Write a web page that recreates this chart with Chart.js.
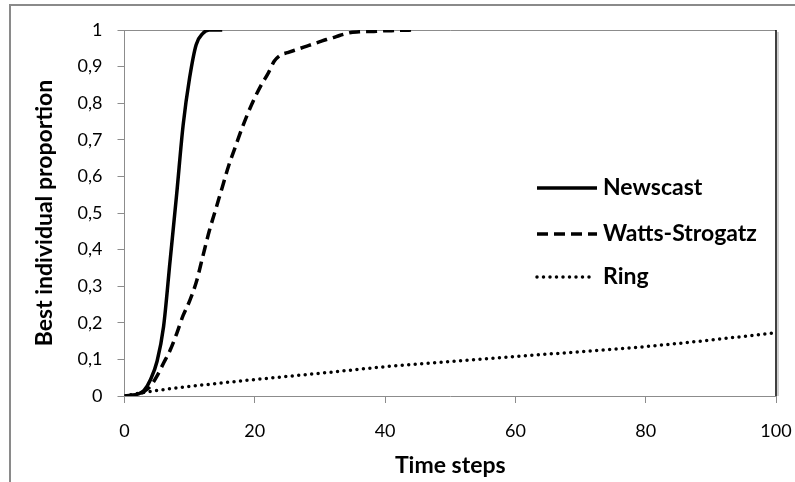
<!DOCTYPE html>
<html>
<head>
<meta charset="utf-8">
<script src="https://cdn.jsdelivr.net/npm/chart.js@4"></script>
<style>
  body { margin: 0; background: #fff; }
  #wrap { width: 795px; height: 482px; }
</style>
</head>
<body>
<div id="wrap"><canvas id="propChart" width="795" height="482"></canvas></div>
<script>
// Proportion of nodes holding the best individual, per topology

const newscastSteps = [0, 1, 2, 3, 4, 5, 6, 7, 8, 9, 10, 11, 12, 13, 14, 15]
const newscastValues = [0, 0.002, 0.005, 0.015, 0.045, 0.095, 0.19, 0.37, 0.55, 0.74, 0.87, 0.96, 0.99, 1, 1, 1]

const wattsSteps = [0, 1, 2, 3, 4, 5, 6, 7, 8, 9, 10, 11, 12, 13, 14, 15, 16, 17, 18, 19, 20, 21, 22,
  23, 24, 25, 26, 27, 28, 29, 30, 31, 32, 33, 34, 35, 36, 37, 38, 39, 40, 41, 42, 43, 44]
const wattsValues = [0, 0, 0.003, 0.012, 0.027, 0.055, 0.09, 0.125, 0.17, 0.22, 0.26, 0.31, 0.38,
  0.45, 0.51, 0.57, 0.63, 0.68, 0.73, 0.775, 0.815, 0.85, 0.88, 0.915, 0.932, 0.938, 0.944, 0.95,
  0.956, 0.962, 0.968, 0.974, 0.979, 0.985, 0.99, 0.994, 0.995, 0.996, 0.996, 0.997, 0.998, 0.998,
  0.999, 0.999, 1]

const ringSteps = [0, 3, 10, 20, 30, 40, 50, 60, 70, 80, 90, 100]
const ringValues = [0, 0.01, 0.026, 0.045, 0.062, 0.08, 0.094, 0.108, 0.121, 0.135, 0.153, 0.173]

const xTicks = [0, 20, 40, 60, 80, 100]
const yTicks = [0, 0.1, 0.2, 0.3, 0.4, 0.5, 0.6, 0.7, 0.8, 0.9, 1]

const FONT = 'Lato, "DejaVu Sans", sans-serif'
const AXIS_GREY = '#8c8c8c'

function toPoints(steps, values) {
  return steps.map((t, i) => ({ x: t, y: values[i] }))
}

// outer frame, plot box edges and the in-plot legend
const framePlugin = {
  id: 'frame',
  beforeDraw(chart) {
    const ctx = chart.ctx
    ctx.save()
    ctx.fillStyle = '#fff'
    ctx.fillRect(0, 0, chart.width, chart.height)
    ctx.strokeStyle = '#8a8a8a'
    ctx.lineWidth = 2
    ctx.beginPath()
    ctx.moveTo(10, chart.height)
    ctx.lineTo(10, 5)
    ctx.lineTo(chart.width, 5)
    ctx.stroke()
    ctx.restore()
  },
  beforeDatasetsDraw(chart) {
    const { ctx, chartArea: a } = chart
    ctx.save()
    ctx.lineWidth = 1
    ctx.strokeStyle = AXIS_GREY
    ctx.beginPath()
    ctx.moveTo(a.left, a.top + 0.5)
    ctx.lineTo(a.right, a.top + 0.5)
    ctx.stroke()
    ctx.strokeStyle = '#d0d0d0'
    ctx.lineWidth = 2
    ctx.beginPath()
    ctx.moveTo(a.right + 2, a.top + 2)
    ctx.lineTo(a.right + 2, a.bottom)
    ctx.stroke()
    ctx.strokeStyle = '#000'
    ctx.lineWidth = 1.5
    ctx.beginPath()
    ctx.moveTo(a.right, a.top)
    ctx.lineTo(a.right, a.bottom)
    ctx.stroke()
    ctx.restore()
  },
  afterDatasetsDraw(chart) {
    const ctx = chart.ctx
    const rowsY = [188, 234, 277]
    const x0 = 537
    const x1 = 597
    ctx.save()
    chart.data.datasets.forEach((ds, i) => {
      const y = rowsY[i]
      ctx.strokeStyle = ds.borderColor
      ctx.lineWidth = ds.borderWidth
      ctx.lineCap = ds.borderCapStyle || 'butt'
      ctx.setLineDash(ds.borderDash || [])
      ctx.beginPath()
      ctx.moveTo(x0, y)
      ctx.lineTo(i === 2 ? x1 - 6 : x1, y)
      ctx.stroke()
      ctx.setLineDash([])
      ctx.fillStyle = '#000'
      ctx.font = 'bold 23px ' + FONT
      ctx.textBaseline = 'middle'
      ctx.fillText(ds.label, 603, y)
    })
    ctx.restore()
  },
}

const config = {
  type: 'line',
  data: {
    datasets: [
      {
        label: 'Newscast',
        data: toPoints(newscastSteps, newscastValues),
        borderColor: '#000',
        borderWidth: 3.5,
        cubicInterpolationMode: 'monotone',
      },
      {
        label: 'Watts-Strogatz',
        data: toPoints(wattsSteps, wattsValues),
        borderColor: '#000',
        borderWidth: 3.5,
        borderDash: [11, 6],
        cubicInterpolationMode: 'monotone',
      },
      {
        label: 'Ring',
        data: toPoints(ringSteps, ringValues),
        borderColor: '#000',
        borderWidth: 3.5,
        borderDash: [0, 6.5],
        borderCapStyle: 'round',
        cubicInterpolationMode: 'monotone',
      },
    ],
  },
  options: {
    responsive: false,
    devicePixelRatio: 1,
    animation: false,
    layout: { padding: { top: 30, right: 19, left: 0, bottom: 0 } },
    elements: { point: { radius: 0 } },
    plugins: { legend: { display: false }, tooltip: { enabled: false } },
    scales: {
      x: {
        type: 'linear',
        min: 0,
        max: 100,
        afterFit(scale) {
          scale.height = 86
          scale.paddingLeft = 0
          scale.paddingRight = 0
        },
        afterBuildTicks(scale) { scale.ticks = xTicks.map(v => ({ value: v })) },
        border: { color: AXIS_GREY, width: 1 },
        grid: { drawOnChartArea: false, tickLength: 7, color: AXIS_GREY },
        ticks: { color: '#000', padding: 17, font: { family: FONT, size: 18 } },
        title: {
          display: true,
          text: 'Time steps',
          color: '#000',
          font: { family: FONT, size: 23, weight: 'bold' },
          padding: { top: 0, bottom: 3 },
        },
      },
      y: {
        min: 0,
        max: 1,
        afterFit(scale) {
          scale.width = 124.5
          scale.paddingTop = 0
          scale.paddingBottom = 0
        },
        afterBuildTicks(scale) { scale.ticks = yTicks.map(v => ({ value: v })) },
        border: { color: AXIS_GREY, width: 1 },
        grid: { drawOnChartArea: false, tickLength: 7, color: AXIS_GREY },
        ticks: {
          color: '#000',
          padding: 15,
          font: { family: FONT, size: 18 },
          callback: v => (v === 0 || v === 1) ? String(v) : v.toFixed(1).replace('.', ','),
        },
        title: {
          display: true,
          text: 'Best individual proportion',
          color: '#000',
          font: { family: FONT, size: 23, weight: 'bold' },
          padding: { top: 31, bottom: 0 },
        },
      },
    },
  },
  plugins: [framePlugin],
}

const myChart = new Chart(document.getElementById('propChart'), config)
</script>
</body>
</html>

SET EXERCISE:
Reproduce the whole listing exactly, but not the images in it.

FINAL RESULT:
Write a web page that recreates this chart with Chart.js.
<!DOCTYPE html>
<html>
<head>
<meta charset="utf-8">
<script src="https://cdn.jsdelivr.net/npm/chart.js@4"></script>
<style>
  body { margin: 0; background: #fff; }
  #wrap { width: 795px; height: 482px; }
</style>
</head>
<body>
<div id="wrap"><canvas id="propChart" width="795" height="482"></canvas></div>
<script>
// Proportion of nodes holding the best individual, per topology

const newscastSteps = [0, 1, 2, 3, 4, 5, 6, 7, 8, 9, 10, 11, 12, 13, 14, 15]
const newscastValues = [0, 0.002, 0.005, 0.015, 0.045, 0.095, 0.19, 0.37, 0.55, 0.74, 0.87, 0.96, 0.99, 1, 1, 1]

const wattsSteps = [0, 1, 2, 3, 4, 5, 6, 7, 8, 9, 10, 11, 12, 13, 14, 15, 16, 17, 18, 19, 20, 21, 22,
  23, 24, 25, 26, 27, 28, 29, 30, 31, 32, 33, 34, 35, 36, 37, 38, 39, 40, 41, 42, 43, 44]
const wattsValues = [0, 0, 0.003, 0.012, 0.027, 0.055, 0.09, 0.125, 0.17, 0.22, 0.26, 0.31, 0.38,
  0.45, 0.51, 0.57, 0.63, 0.68, 0.73, 0.775, 0.815, 0.85, 0.88, 0.915, 0.932, 0.938, 0.944, 0.95,
  0.956, 0.962, 0.968, 0.974, 0.979, 0.985, 0.99, 0.994, 0.995, 0.996, 0.996, 0.997, 0.998, 0.998,
  0.999, 0.999, 1]

const ringSteps = [0, 3, 10, 20, 30, 40, 50, 60, 70, 80, 90, 100]
const ringValues = [0, 0.01, 0.026, 0.045, 0.062, 0.08, 0.094, 0.108, 0.121, 0.135, 0.153, 0.173]

const xTicks = [0, 20, 40, 60, 80, 100]
const yTicks = [0, 0.1, 0.2, 0.3, 0.4, 0.5, 0.6, 0.7, 0.8, 0.9, 1]

const FONT = 'Lato, "DejaVu Sans", sans-serif'
const AXIS_GREY = '#8c8c8c'

function toPoints(steps, values) {
  return steps.map((t, i) => ({ x: t, y: values[i] }))
}

// outer frame, plot box edges and the in-plot legend
const framePlugin = {
  id: 'frame',
  beforeDraw(chart) {
    const ctx = chart.ctx
    ctx.save()
    ctx.fillStyle = '#fff'
    ctx.fillRect(0, 0, chart.width, chart.height)
    ctx.strokeStyle = '#8a8a8a'
    ctx.lineWidth = 2
    ctx.beginPath()
    ctx.moveTo(10, chart.height)
    ctx.lineTo(10, 5)
    ctx.lineTo(chart.width, 5)
    ctx.stroke()
    ctx.restore()
  },
  beforeDatasetsDraw(chart) {
    const { ctx, chartArea: a } = chart
    ctx.save()
    ctx.lineWidth = 1
    ctx.strokeStyle = AXIS_GREY
    ctx.beginPath()
    ctx.moveTo(a.left, a.top + 0.5)
    ctx.lineTo(a.right, a.top + 0.5)
    ctx.stroke()
    ctx.strokeStyle = '#d0d0d0'
    ctx.lineWidth = 2
    ctx.beginPath()
    ctx.moveTo(a.right + 2, a.top + 2)
    ctx.lineTo(a.right + 2, a.bottom)
    ctx.stroke()
    ctx.strokeStyle = '#000'
    ctx.lineWidth = 1.5
    ctx.beginPath()
    ctx.moveTo(a.right, a.top)
    ctx.lineTo(a.right, a.bottom)
    ctx.stroke()
    ctx.restore()
  },
  afterDatasetsDraw(chart) {
    const ctx = chart.ctx
    const rowsY = [188, 234, 277]
    const x0 = 537
    const x1 = 597
    ctx.save()
    chart.data.datasets.forEach((ds, i) => {
      const y = rowsY[i]
      ctx.strokeStyle = ds.borderColor
      ctx.lineWidth = ds.borderWidth
      ctx.lineCap = ds.borderCapStyle || 'butt'
      ctx.setLineDash(ds.borderDash || [])
      ctx.beginPath()
      ctx.moveTo(x0, y)
      ctx.lineTo(i === 2 ? x1 - 6 : x1, y)
      ctx.stroke()
      ctx.setLineDash([])
      ctx.fillStyle = '#000'
      ctx.font = 'bold 23px ' + FONT
      ctx.textBaseline = 'middle'
      ctx.fillText(ds.label, 603, y)
    })
    ctx.restore()
  },
}

const config = {
  type: 'line',
  data: {
    datasets: [
      {
        label: 'Newscast',
        data: toPoints(newscastSteps, newscastValues),
        borderColor: '#000',
        borderWidth: 3.5,
        cubicInterpolationMode: 'monotone',
      },
      {
        label: 'Watts-Strogatz',
        data: toPoints(wattsSteps, wattsValues),
        borderColor: '#000',
        borderWidth: 3.5,
        borderDash: [11, 6],
        cubicInterpolationMode: 'monotone',
      },
      {
        label: 'Ring',
        data: toPoints(ringSteps, ringValues),
        borderColor: '#000',
        borderWidth: 3.5,
        borderDash: [0, 6.5],
        borderCapStyle: 'round',
        cubicInterpolationMode: 'monotone',
      },
    ],
  },
  options: {
    responsive: false,
    devicePixelRatio: 1,
    animation: false,
    layout: { padding: { top: 30, right: 19, left: 0, bottom: 0 } },
    elements: { point: { radius: 0 } },
    plugins: { legend: { display: false }, tooltip: { enabled: false } },
    scales: {
      x: {
        type: 'linear',
        min: 0,
        max: 100,
        afterFit(scale) {
          scale.height = 86
          scale.paddingLeft = 0
          scale.paddingRight = 0
        },
        afterBuildTicks(scale) { scale.ticks = xTicks.map(v => ({ value: v })) },
        border: { color: AXIS_GREY, width: 1 },
        grid: { drawOnChartArea: false, tickLength: 7, color: AXIS_GREY },
        ticks: { color: '#000', padding: 17, font: { family: FONT, size: 18 } },
        title: {
          display: true,
          text: 'Time steps',
          color: '#000',
          font: { family: FONT, size: 23, weight: 'bold' },
          padding: { top: 0, bottom: 3 },
        },
      },
      y: {
        min: 0,
        max: 1,
        afterFit(scale) {
          scale.width = 124.5
          scale.paddingTop = 0
          scale.paddingBottom = 0
        },
        afterBuildTicks(scale) { scale.ticks = yTicks.map(v => ({ value: v })) },
        border: { color: AXIS_GREY, width: 1 },
        grid: { drawOnChartArea: false, tickLength: 7, color: AXIS_GREY },
        ticks: {
          color: '#000',
          padding: 15,
          font: { family: FONT, size: 18 },
          callback: v => (v === 0 || v === 1) ? String(v) : v.toFixed(1).replace('.', ','),
        },
        title: {
          display: true,
          text: 'Best individual proportion',
          color: '#000',
          font: { family: FONT, size: 23, weight: 'bold' },
          padding: { top: 31, bottom: 0 },
        },
      },
    },
  },
  plugins: [framePlugin],
}

const myChart = new Chart(document.getElementById('propChart'), config)
</script>
</body>
</html>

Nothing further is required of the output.